Posts Tagged ‘couture doll clothes’

Photo courtesy of Hilda Westervelt.

Hilda Westervelt could be called Barbie’s personal couture designer. An avid sewer since childhood Hilda creates one-of-a-kind Barbie outfits for her customers who collect Silkstone Barbie, a version of the doll made from a hard plastic that looks like porcelain.  

Hilda has a Ph.D from Harvard in Classical Archaeology and until recently she taught Greek Art. Now she’s a fulltime doll couturier, attending conventions and keeping a blog.

I met Hilda through a mutual friend (thanks, Suzette!) and asked if she would mind having a little e-mail chat with Over Dressed for Life.

How long have you been sewing Barbie outfits and how did you get started?

I have been sewing in 1/6 scale (Barbie size) since early 2007.  I have always loved anything in miniature and I have always loved dolls.  My great-grandmother actually made exquisite dolls, real works of art, and I am lucky enough to have some of them.

I lived in New York City when I was in my twenties, before going to graduate school.  Every day on my way to work I walked past Vera Wang’s bridal showroom.  Along the side of the building was a row of small windows and in these windows were displayed perfect replicas of wedding gowns in ¼ scale.  I was completely charmed by this, and one of the first things I did when I started getting interested in sewing for dolls, was to replicate people’s wedding gowns in ¼ scale.

You seem to favor the 1950s and 60s styles, what do you like about that era of fashion design?

I just love the fashion from that era and I would wear it myself if I could get away with it.  I admit, I live vicariously through these dolls, as do many adult collectors of Barbie.  Most collectors begin their collection by hunting for their childhood dolls and the outfits that they had. When Barbie was first introduced in 1959, a girl would usually get one doll and then would buy outfits for her doll.  Now, there are so many dolls, and very few outfits available from Mattel. I think adult collectors respond so well to my work because I am re-creating that time when Mattel offered beautifully made fashions available separately.

Some feminists feel Barbie is not a positive role model for girls – what do you think about that?

I think, by the same token, that we could argue that fashion is not a particularly positive role model for girls.  Models are unnaturally tall and stick thin.  They don’t even look like real people.  At least Barbie has curves and a wholesome disposition!  Didn’t we play with dolls as an escape from reality?  Do we really want fashion dolls that are pudgy, have acne, and bad hair?  Seriously, though.

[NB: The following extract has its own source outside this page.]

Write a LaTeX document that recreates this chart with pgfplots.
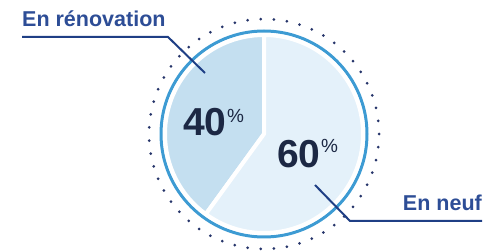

Mattel has worked hard to bring Barbie into the 21st century and really tries to keep up with the issues of the day.  If you look at Barbie over the years, she was ahead of her time. She has been an astronaut, a veterinarian, a pediatrician, and even the President of the United States.  I think that is actually a pretty impressive role model for kids.  And she happens to look smashing while doing it.

Who are your customers?

At the moment, selling my fashions is my primary source of income and I am so grateful that I have something to fall back on in this tough economy.  My customers are adult collectors, both male and female, usually over 30, who love vintage fashion.

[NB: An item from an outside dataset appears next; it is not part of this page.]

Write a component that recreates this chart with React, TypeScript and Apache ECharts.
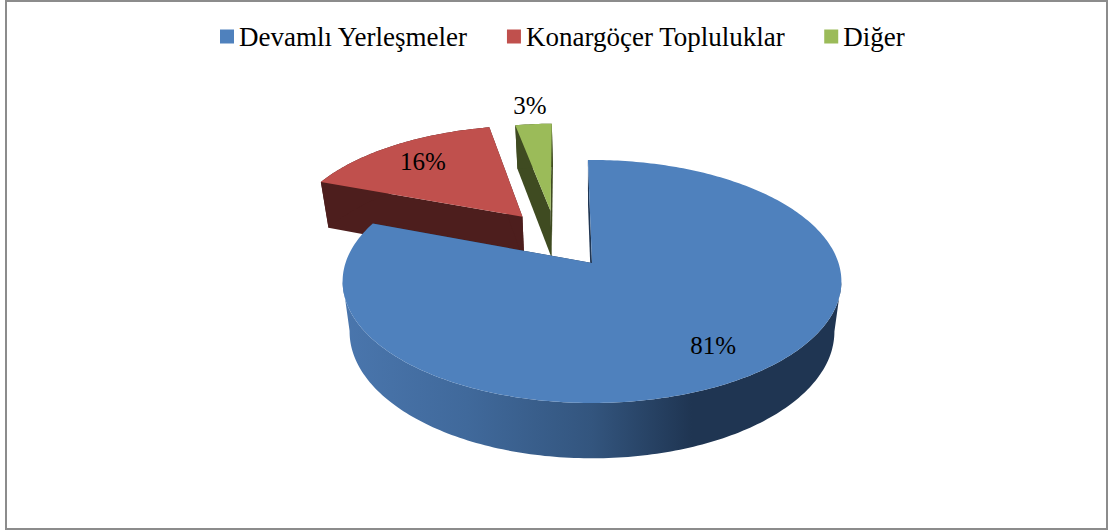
import React, { useEffect, useRef } from "react";
import * as echarts from "echarts";

const categories = ["Devamlı Yerleşmeler", "Konargöçer Topluluklar", "Diğer"];
const values = [81, 16, 3];
const labels = ["81%", "16%", "3%"];
const colors = ["#4f81bd", "#c0504d", "#9bbb59"];
const sideColors = ["#1f3552", "#4d1e1d", "#3f4b21"];

// Plane-unit explosion of each slice, its drawn radius and the radial position of its label
const explode = [[0, 0], [-0.3, -0.415], [-0.18, -0.469]];
const sliceRadius = [1, 0.99, 0.96];
const labelRadius = [0.77, 0.75, 1.2];

const CX = 592, CY = 263, RX = 246.5, RY = 118.7, K = 0.152;
const START = -1.1;
const SERIF = "'Liberation Serif', 'Times New Roman', serif";

function project(u: number, v: number): [number, number] {
  const w = 1 - K * v;
  return [CX + (RX * u) / w, CY + (RY * v) / w];
}
// Lower rim of the disc: same outline, slightly narrower and pushed down
function drop(p: [number, number]): [number, number] {
  return [CX + (p[0] - CX) * 0.972, p[1] * 1.043 + 38];
}

function sliceAngles(index: number): [number, number] {
  const total = values.reduce((a, b) => a + b, 0);
  let a = START;
  for (let i = 0; i < index; i++) a += (values[i] / total) * 360;
  return [a, a + (values[index] / total) * 360];
}

function makeRenderItem(index: number) {
  return () => {
    const [a0, a1] = sliceAngles(index);
    const [ox, oy] = explode[index];
    const radius = sliceRadius[index];
    const point = (deg: number, r: number) => {
      const t = (deg * Math.PI) / 180;
      return project(ox + r * Math.sin(t), oy - r * Math.cos(t));
    };
    const steps = Math.max(8, Math.ceil(a1 - a0));
    const arc: [number, number][] = [];
    for (let i = 0; i <= steps; i++) arc.push(point(a0 + ((a1 - a0) * i) / steps, radius));
    const apex = project(ox, oy);
    const lowerArc = arc.map(drop);
    const side = sideColors[index];
    const wallFill =
      index === 0
        ? new echarts.graphic.LinearGradient(0, 0, 1, 0, [
            { offset: 0, color: "#4a76ad" },
            { offset: 0.25, color: "#40699b" },
            { offset: 0.5, color: "#33557e" },
            { offset: 0.7, color: "#1f3552" },
            { offset: 1, color: "#1f3552" },
          ])
        : side;
    // Outer wall runs between the two extreme points of the rim, so its silhouette is straight
    let iMin = 0;
    let iMax = 0;
    arc.forEach((p, i) => {
      if (p[0] < arc[iMin][0]) iMin = i;
      if (p[0] > arc[iMax][0]) iMax = i;
    });
    const from = Math.min(iMin, iMax);
    const to = Math.max(iMin, iMax);
    const wall = [...arc.slice(from, to + 1), ...lowerArc.slice(from, to + 1).reverse()];
    const poly = (points: [number, number][], fill: any) => ({
      type: "polygon",
      shape: { points },
      style: { fill, stroke: "none" },
    });
    const mid = (((a0 + a1) / 2) * Math.PI) / 180;
    const r = labelRadius[index];
    const lp = project(ox + r * Math.sin(mid), oy - r * Math.cos(mid));
    return {
      type: "group",
      children: [
        poly([apex, arc[0], lowerArc[0], drop(apex)], side),
        poly([apex, arc[steps], lowerArc[steps], drop(apex)], side),
        poly(wall, wallFill),
        poly([apex, ...arc], colors[index]),
        {
          type: "text",
          x: lp[0],
          y: lp[1],
          style: {
            text: labels[index],
            fill: "#000",
            font: `25px ${SERIF}`,
            align: "center",
            verticalAlign: "middle",
          },
        },
      ],
    };
  };
}

export default function App() {
  const ref = useRef<HTMLDivElement>(null);
  useEffect(() => {
    const chart = echarts.init(ref.current!, undefined, { renderer: "svg" });
    chart.setOption({
      animation: false,
      backgroundColor: "#fff",
      legend: {
        data: categories,
        left: 220,
        top: 23,
        padding: 0,
        itemWidth: 14,
        itemHeight: 14,
        itemGap: 39,
        icon: "rect",
        textStyle: { fontFamily: SERIF, fontSize: 27, color: "#000" },
      },
      graphic: [
        {
          type: "rect",
          silent: true,
          shape: { x: 6, y: 1, width: 1101, height: 528 },
          style: { fill: "none", stroke: "#8c8c8c", lineWidth: 2 },
        },
      ],
      series: [1, 2, 0].map((i) => ({
        type: "custom",
        name: categories[i],
        coordinateSystem: "none",
        renderItem: makeRenderItem(i),
        data: [[values[i]]],
        itemStyle: { color: colors[i] },
        silent: true,
      })),
    });
    return () => chart.dispose();
  }, []);
  return <div ref={ref} style={{ position: "absolute", left: 0, top: 0, width: 1115, height: 531 }} />;
}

What is your creative process?

I get most of my inspiration from fabrics. I sew almost exclusively with silk in various forms and I also love to work with good quality cotton. When I am ready to sew, I sit down with my fabrics and start pulling out pieces and seeing how everything looks together. The process of choosing the fabric and cutting out the pieces is one of my favorite parts of the design.  Then I assemble the pieces using my sewing machine.  After the machine sewing is done, there is quite a lot of hand finishing.  I usually sew a few things on the machine at a time, then sit down in the evening with the TV or radio and do the handwork. This is another fun, creative time, when I decide what details I want to give the outfits, like beading, buttons, bows, brooches, sashes and hats.

What’s your next big project?

For the next few months I will be living and breathing the National Barbie Doll Collector’s Convention, which is held every summer. This year the convention is in Garden Grove, CA and the theme is the Grand Tour.  I have plans for themed gift-sets for four of the major cities on the Grand Tour: Paris, London, Rome and St Petersburg. 

While getting ready for the convention, I will be holding some online events on my blog.  I started doing these in the fall of 2011 and they have been very successful and a lot of fun.  I design a collection around a theme and debut it on my blog.

Thanks so much, Hilda. Your designs are fabulous … my only wish is that I could wear them!